I know that there are some folks who don’t believe a job description is necessary anymore and of course, that is the decision of the organization to make.
I do believe in job descriptions – and let me tell you why.
A job description helps a business in understanding what the needs are of a particular position. What are the functional responsibilities and skills required in the position? How will you know what a reasonable amount of pay should be if you don’t have some sort of understanding of the duties? How would you classify the role? Who would the person report to and who would be responsible to manage the incumbent? For that matter, how will you hire someone into a position that has no description? How would you construct a set of interview questions that would be relevant to the role?
A job description is valuable for the employee as well. If you are going to measure my performance, what standards will I be measured by? How will I know what is required of me if there is no description of what it is I am supposed to do? I’d like to know what to expect and I don’t believe I could know that without understanding the job I’m required to do based on a set of skills, knowledge and ability.
Job descriptions can also be helpful in identifying an organizational flow between positions.
So, how does the job description relate to the interview?
Part of that question has already been answered; but I’d like to give you more of an answer. When you develop interview questions, you want to be sure that you are able to hire the ‘right person’ with the ‘right skills and attitude’. If you define what that looks like in your job description, it will of course be easier to develop questions that will bring that out in the interview.
Take the actual skill set, list of responsibilities and duties, and think about the best fit for that role. The best fit would be determined by how you would like to see the position managed. If, for example, the role is one in which there will be frequent customer contact; one of the things you should be looking for in your line of questioning, is how this person gets along with others. How do they like working with the public? What do they do with a difficult customer? What is their communication style?

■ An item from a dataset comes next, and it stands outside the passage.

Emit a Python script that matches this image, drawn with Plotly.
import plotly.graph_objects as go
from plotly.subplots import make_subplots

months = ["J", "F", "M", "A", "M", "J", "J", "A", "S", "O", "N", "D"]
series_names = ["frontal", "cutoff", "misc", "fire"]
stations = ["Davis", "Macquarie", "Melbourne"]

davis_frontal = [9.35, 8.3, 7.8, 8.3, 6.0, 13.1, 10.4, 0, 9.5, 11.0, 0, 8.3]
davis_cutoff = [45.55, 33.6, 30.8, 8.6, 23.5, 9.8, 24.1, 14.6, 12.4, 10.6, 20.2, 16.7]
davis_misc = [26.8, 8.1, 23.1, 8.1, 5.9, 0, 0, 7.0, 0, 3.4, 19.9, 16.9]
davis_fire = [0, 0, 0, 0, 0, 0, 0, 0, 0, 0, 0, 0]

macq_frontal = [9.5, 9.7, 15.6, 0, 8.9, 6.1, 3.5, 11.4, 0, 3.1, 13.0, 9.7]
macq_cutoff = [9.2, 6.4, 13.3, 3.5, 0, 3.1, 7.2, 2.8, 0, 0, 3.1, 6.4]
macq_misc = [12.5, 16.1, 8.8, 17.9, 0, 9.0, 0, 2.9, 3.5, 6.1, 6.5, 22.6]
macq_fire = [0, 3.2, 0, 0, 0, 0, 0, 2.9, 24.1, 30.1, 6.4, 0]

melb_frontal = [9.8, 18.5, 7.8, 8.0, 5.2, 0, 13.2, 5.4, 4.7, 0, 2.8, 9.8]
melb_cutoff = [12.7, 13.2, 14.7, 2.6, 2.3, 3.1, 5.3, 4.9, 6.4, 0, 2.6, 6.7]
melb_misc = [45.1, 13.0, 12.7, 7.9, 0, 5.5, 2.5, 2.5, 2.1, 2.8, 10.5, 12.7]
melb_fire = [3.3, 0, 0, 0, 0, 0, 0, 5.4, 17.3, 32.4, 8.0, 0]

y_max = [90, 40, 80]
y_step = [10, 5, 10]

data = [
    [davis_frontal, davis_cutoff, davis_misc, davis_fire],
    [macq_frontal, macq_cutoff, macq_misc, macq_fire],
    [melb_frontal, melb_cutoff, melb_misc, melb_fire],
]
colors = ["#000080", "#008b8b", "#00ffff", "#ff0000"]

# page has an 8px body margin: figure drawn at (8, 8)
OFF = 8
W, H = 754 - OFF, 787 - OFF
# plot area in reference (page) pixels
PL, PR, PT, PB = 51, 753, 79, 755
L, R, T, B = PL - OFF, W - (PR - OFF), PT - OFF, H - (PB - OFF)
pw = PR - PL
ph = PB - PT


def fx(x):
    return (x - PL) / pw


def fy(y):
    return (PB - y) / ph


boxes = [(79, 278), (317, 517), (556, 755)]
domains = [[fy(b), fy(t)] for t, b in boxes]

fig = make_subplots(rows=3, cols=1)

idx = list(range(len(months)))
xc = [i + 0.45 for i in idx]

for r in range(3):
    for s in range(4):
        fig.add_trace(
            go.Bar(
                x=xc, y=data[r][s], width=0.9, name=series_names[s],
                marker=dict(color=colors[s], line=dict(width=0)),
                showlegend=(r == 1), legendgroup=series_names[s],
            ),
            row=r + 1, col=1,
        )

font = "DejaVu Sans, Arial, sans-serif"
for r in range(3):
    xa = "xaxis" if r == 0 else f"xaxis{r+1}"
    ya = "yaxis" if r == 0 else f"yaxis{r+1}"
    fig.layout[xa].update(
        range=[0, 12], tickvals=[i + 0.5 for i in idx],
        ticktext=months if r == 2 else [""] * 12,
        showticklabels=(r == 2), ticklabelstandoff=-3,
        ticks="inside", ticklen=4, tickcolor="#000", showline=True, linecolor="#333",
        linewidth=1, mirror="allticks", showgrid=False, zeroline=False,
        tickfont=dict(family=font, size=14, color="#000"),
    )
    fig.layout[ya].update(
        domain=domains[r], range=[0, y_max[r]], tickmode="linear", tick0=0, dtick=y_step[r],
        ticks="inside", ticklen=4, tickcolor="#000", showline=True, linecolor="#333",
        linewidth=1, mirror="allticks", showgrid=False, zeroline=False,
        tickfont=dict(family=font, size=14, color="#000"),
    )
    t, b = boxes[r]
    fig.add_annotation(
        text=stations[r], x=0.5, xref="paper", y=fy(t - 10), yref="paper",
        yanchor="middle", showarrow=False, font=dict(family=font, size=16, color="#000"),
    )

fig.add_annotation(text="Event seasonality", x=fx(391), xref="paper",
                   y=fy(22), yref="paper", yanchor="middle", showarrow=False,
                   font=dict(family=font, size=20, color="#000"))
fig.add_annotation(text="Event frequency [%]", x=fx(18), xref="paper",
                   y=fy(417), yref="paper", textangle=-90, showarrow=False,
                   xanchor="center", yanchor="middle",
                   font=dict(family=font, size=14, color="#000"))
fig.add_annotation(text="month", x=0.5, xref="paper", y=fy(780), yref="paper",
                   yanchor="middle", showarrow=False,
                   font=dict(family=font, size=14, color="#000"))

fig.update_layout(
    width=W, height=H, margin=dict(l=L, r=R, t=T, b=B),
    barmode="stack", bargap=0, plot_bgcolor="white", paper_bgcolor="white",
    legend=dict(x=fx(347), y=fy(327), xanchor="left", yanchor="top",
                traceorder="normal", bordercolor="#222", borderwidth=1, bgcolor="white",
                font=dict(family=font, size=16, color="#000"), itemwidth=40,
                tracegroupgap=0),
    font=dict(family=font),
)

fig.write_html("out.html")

Learn as much as you can about the parts of your position that the candidate would enjoy based on his or her past experience. How does their past experience tie into the job you are currently offering? Again, how would you know that without a job description?
I have heard the argument from some that having job descriptions can create responses such as, “It’s not in my job description”; however, I beg to differ. If you treat your employees well and with respect – and they are clear on what their responsibilities are – and recognized for what they do well – I doubt you will ever hear those words.
Another argument I have heard is that they take too much work and have to be updated all the time.
Well, to this I would say; get the employee who is doing the job to assist you in the task of updating. Look at the job description on an annual basis. It may even help the organization in seeing where some growth opportunities could be. The employee will no doubt be happy to be involved in the process.
Hiring the right people is a crucial part of running a successful business. I challenge those who do not think a job description will assist in the hiring process to answer how they will find the right fit without a job description.
Take the time, create a job description; and hire right!